Given information:
:::::

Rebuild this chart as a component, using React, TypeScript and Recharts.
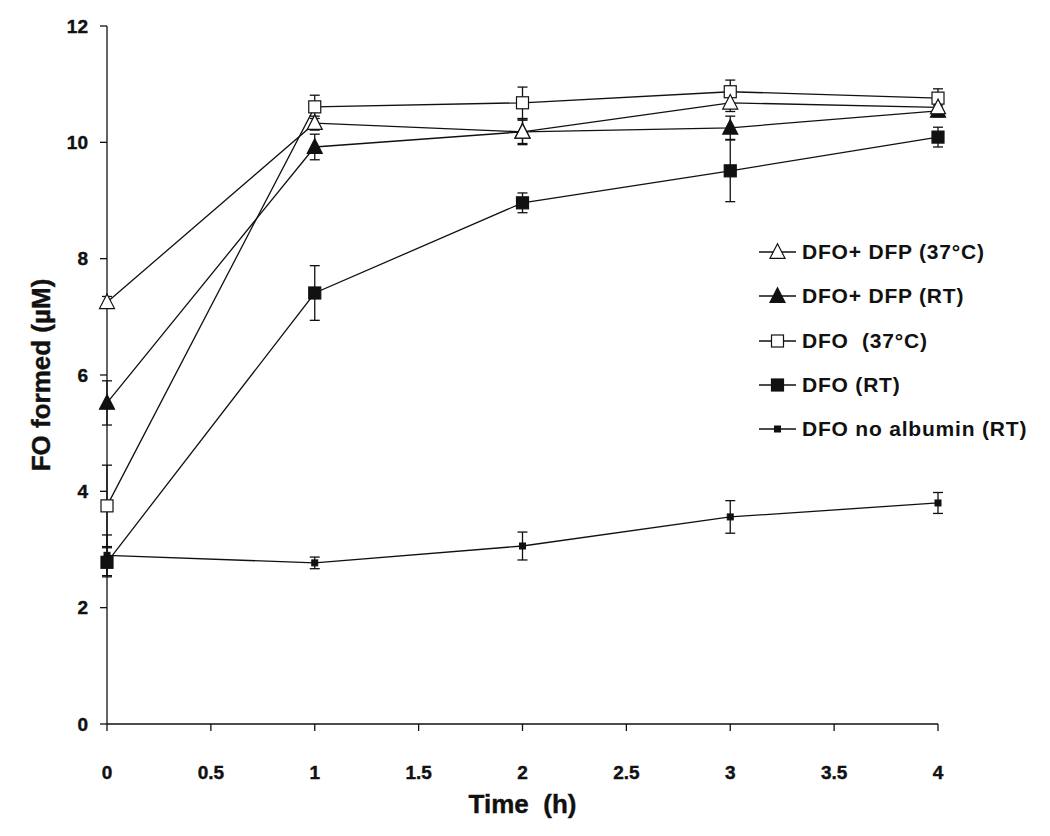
import React from 'react';
import { LineChart, Line, XAxis, YAxis, ErrorBar, Legend, Label } from 'recharts';

const times = [0, 1, 2, 3, 4];
const xTicks = [0, 0.5, 1, 1.5, 2, 2.5, 3, 3.5, 4];
const yTicks = [0, 2, 4, 6, 8, 10, 12];

const dfoDfp37 = [7.25, 10.33, 10.18, 10.68, 10.6];
const dfoDfp37Err = [0.1, 0.12, 0.2, 0.15, 0.1];
const dfoDfpRT = [5.52, 9.92, 10.18, 10.25, 10.54];
const dfoDfpRTErr = [0.38, 0.22, 0.22, 0.2, 0.1];
const dfo37 = [3.75, 10.61, 10.68, 10.87, 10.76];
const dfo37Err = [0.7, 0.2, 0.27, 0.2, 0.16];
const dfoRT = [2.78, 7.41, 8.96, 9.51, 10.09];
const dfoRTErr = [0.25, 0.47, 0.17, 0.53, 0.17];
const dfoNoAlb = [2.9, 2.77, 3.06, 3.56, 3.8];
const dfoNoAlbErr = [0.35, 0.1, 0.24, 0.28, 0.18];

const seriesNames = ['DFO+ DFP (37°C)', 'DFO+ DFP (RT)', 'DFO  (37°C)', 'DFO (RT)', 'DFO no albumin (RT)'];
const seriesKeys = ['a', 'b', 'c', 'd', 'e'];
const markerKinds = ['openTri', 'fillTri', 'openSq', 'fillSq', 'smallSq'];
const seriesValues = [dfoDfp37, dfoDfpRT, dfo37, dfoRT, dfoNoAlb];
const seriesErrors = [dfoDfp37Err, dfoDfpRTErr, dfo37Err, dfoRTErr, dfoNoAlbErr];

const rows = times.map((t, i) => {
  const r: any = { t };
  seriesKeys.forEach((k, s) => {
    r[k] = seriesValues[s][i];
    r[k + 'Err'] = seriesErrors[s][i];
  });
  return r;
});

const INK = '#111';
const FONT = '"Liberation Sans", Arial, sans-serif';

function Marker({ kind, cx, cy }: { kind: string; cx: number; cy: number }) {
  if (kind === 'openTri' || kind === 'fillTri') {
    const s = 15;
    const pts = `${cx},${cy - s * 0.55} ${cx - s / 2},${cy + s * 0.42} ${cx + s / 2},${cy + s * 0.42}`;
    return <polygon points={pts} fill={kind === 'openTri' ? '#fff' : INK} stroke={INK} strokeWidth={1.2} />;
  }
  if (kind === 'openSq' || kind === 'fillSq') {
    const s = 12;
    return <rect x={cx - s / 2} y={cy - s / 2} width={s} height={s} fill={kind === 'openSq' ? '#fff' : INK} stroke={INK} strokeWidth={1.2} />;
  }
  const s = 6;
  return <rect x={cx - s / 2} y={cy - s / 2} width={s} height={s} fill={INK} stroke={INK} strokeWidth={1} />;
}

const makeDot = (kind: string) => (props: any) => {
  const { cx, cy, index } = props;
  if (cx == null || cy == null) return <g key={`${kind}-${index}`} />;
  return (
    <g key={`${kind}-${index}`}>
      <Marker kind={kind} cx={cx} cy={cy} />
    </g>
  );
};

const renderLegend = () => (
  <div style={{ fontFamily: FONT, fontWeight: 'bold', fontSize: 21, color: INK }}>
    {seriesNames.map((name, i) => (
      <div key={name} style={{ display: 'flex', alignItems: 'center', height: 44.3 }}>
        <svg width={44} height={24} style={{ display: 'block' }}>
          <line x1={1} y1={12} x2={38} y2={12} stroke={INK} strokeWidth={1.3} />
          <Marker kind={markerKinds[i]} cx={19.5} cy={12} />
        </svg>
        <span style={{ whiteSpace: 'pre', letterSpacing: 0.8 }}>{name}</span>
      </div>
    ))}
  </div>
);

const tickStyle = { fontFamily: FONT, fontWeight: 'bold', fontSize: 19, fill: INK, stroke: INK, strokeWidth: 0.4 };
const axisLabelStyle = { fontFamily: FONT, fontWeight: 'bold', fontSize: 26, fill: INK, stroke: INK, strokeWidth: 0.4 };

export default function App() {
  const order = [4, 3, 1, 2, 0];
  return (
    <div style={{ width: 1034, height: 820, position: 'relative' }}>
      <LineChart width={1034} height={820} data={rows} margin={{ top: 18, right: 104, bottom: 34, left: 39 }}>
        <XAxis
          type="number"
          dataKey="t"
          domain={[0, 4]}
          ticks={xTicks}
          height={70}
          tickSize={7}
          tickMargin={35}
          tick={tickStyle}
          stroke={INK}
          strokeWidth={1.3}
          tickLine={{ stroke: INK, strokeWidth: 1.3 }}
        >
          <Label value={'Time\u00A0\u00A0(h)'} position="bottom" offset={1} style={axisLabelStyle} />
        </XAxis>
        <YAxis
          type="number"
          domain={[0, 12]}
          ticks={yTicks}
          width={60}
          tickSize={7}
          tickMargin={12}
          tick={tickStyle}
          stroke={INK}
          strokeWidth={1.3}
          tickLine={{ stroke: INK, strokeWidth: 1.3 }}
        >
          <Label value="FO formed (µM)" angle={-90} position="center" dx={-36} style={axisLabelStyle} />
        </YAxis>
        {order.map((s) => (
          <Line
            key={seriesKeys[s]}
            type="linear"
            dataKey={seriesKeys[s]}
            name={seriesNames[s]}
            stroke={INK}
            strokeWidth={1.3}
            dot={makeDot(markerKinds[s])}
            activeDot={false}
            isAnimationActive={false}
          >
            <ErrorBar dataKey={seriesKeys[s] + 'Err'} width={5} stroke={INK} strokeWidth={1.3} direction="y" />
          </Line>
        ))}
        <Legend
          layout="vertical"
          align="center"
          verticalAlign="middle"
          content={renderLegend}
          wrapperStyle={{ position: 'absolute', left: 750, top: 222, width: 300 }}
        />
      </LineChart>
    </div>
  );
}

:::::

Without the pictures, print the whole listing exactly as given.

Rebuild this chart as a component, using React, TypeScript and Recharts.
import React from 'react';
import { LineChart, Line, XAxis, YAxis, ErrorBar, Legend, Label } from 'recharts';

const times = [0, 1, 2, 3, 4];
const xTicks = [0, 0.5, 1, 1.5, 2, 2.5, 3, 3.5, 4];
const yTicks = [0, 2, 4, 6, 8, 10, 12];

const dfoDfp37 = [7.25, 10.33, 10.18, 10.68, 10.6];
const dfoDfp37Err = [0.1, 0.12, 0.2, 0.15, 0.1];
const dfoDfpRT = [5.52, 9.92, 10.18, 10.25, 10.54];
const dfoDfpRTErr = [0.38, 0.22, 0.22, 0.2, 0.1];
const dfo37 = [3.75, 10.61, 10.68, 10.87, 10.76];
const dfo37Err = [0.7, 0.2, 0.27, 0.2, 0.16];
const dfoRT = [2.78, 7.41, 8.96, 9.51, 10.09];
const dfoRTErr = [0.25, 0.47, 0.17, 0.53, 0.17];
const dfoNoAlb = [2.9, 2.77, 3.06, 3.56, 3.8];
const dfoNoAlbErr = [0.35, 0.1, 0.24, 0.28, 0.18];

const seriesNames = ['DFO+ DFP (37°C)', 'DFO+ DFP (RT)', 'DFO  (37°C)', 'DFO (RT)', 'DFO no albumin (RT)'];
const seriesKeys = ['a', 'b', 'c', 'd', 'e'];
const markerKinds = ['openTri', 'fillTri', 'openSq', 'fillSq', 'smallSq'];
const seriesValues = [dfoDfp37, dfoDfpRT, dfo37, dfoRT, dfoNoAlb];
const seriesErrors = [dfoDfp37Err, dfoDfpRTErr, dfo37Err, dfoRTErr, dfoNoAlbErr];

const rows = times.map((t, i) => {
  const r: any = { t };
  seriesKeys.forEach((k, s) => {
    r[k] = seriesValues[s][i];
    r[k + 'Err'] = seriesErrors[s][i];
  });
  return r;
});

const INK = '#111';
const FONT = '"Liberation Sans", Arial, sans-serif';

function Marker({ kind, cx, cy }: { kind: string; cx: number; cy: number }) {
  if (kind === 'openTri' || kind === 'fillTri') {
    const s = 15;
    const pts = `${cx},${cy - s * 0.55} ${cx - s / 2},${cy + s * 0.42} ${cx + s / 2},${cy + s * 0.42}`;
    return <polygon points={pts} fill={kind === 'openTri' ? '#fff' : INK} stroke={INK} strokeWidth={1.2} />;
  }
  if (kind === 'openSq' || kind === 'fillSq') {
    const s = 12;
    return <rect x={cx - s / 2} y={cy - s / 2} width={s} height={s} fill={kind === 'openSq' ? '#fff' : INK} stroke={INK} strokeWidth={1.2} />;
  }
  const s = 6;
  return <rect x={cx - s / 2} y={cy - s / 2} width={s} height={s} fill={INK} stroke={INK} strokeWidth={1} />;
}

const makeDot = (kind: string) => (props: any) => {
  const { cx, cy, index } = props;
  if (cx == null || cy == null) return <g key={`${kind}-${index}`} />;
  return (
    <g key={`${kind}-${index}`}>
      <Marker kind={kind} cx={cx} cy={cy} />
    </g>
  );
};

const renderLegend = () => (
  <div style={{ fontFamily: FONT, fontWeight: 'bold', fontSize: 21, color: INK }}>
    {seriesNames.map((name, i) => (
      <div key={name} style={{ display: 'flex', alignItems: 'center', height: 44.3 }}>
        <svg width={44} height={24} style={{ display: 'block' }}>
          <line x1={1} y1={12} x2={38} y2={12} stroke={INK} strokeWidth={1.3} />
          <Marker kind={markerKinds[i]} cx={19.5} cy={12} />
        </svg>
        <span style={{ whiteSpace: 'pre', letterSpacing: 0.8 }}>{name}</span>
      </div>
    ))}
  </div>
);

const tickStyle = { fontFamily: FONT, fontWeight: 'bold', fontSize: 19, fill: INK, stroke: INK, strokeWidth: 0.4 };
const axisLabelStyle = { fontFamily: FONT, fontWeight: 'bold', fontSize: 26, fill: INK, stroke: INK, strokeWidth: 0.4 };

export default function App() {
  const order = [4, 3, 1, 2, 0];
  return (
    <div style={{ width: 1034, height: 820, position: 'relative' }}>
      <LineChart width={1034} height={820} data={rows} margin={{ top: 18, right: 104, bottom: 34, left: 39 }}>
        <XAxis
          type="number"
          dataKey="t"
          domain={[0, 4]}
          ticks={xTicks}
          height={70}
          tickSize={7}
          tickMargin={35}
          tick={tickStyle}
          stroke={INK}
          strokeWidth={1.3}
          tickLine={{ stroke: INK, strokeWidth: 1.3 }}
        >
          <Label value={'Time\u00A0\u00A0(h)'} position="bottom" offset={1} style={axisLabelStyle} />
        </XAxis>
        <YAxis
          type="number"
          domain={[0, 12]}
          ticks={yTicks}
          width={60}
          tickSize={7}
          tickMargin={12}
          tick={tickStyle}
          stroke={INK}
          strokeWidth={1.3}
          tickLine={{ stroke: INK, strokeWidth: 1.3 }}
        >
          <Label value="FO formed (µM)" angle={-90} position="center" dx={-36} style={axisLabelStyle} />
        </YAxis>
        {order.map((s) => (
          <Line
            key={seriesKeys[s]}
            type="linear"
            dataKey={seriesKeys[s]}
            name={seriesNames[s]}
            stroke={INK}
            strokeWidth={1.3}
            dot={makeDot(markerKinds[s])}
            activeDot={false}
            isAnimationActive={false}
          >
            <ErrorBar dataKey={seriesKeys[s] + 'Err'} width={5} stroke={INK} strokeWidth={1.3} direction="y" />
          </Line>
        ))}
        <Legend
          layout="vertical"
          align="center"
          verticalAlign="middle"
          content={renderLegend}
          wrapperStyle={{ position: 'absolute', left: 750, top: 222, width: 300 }}
        />
      </LineChart>
    </div>
  );
}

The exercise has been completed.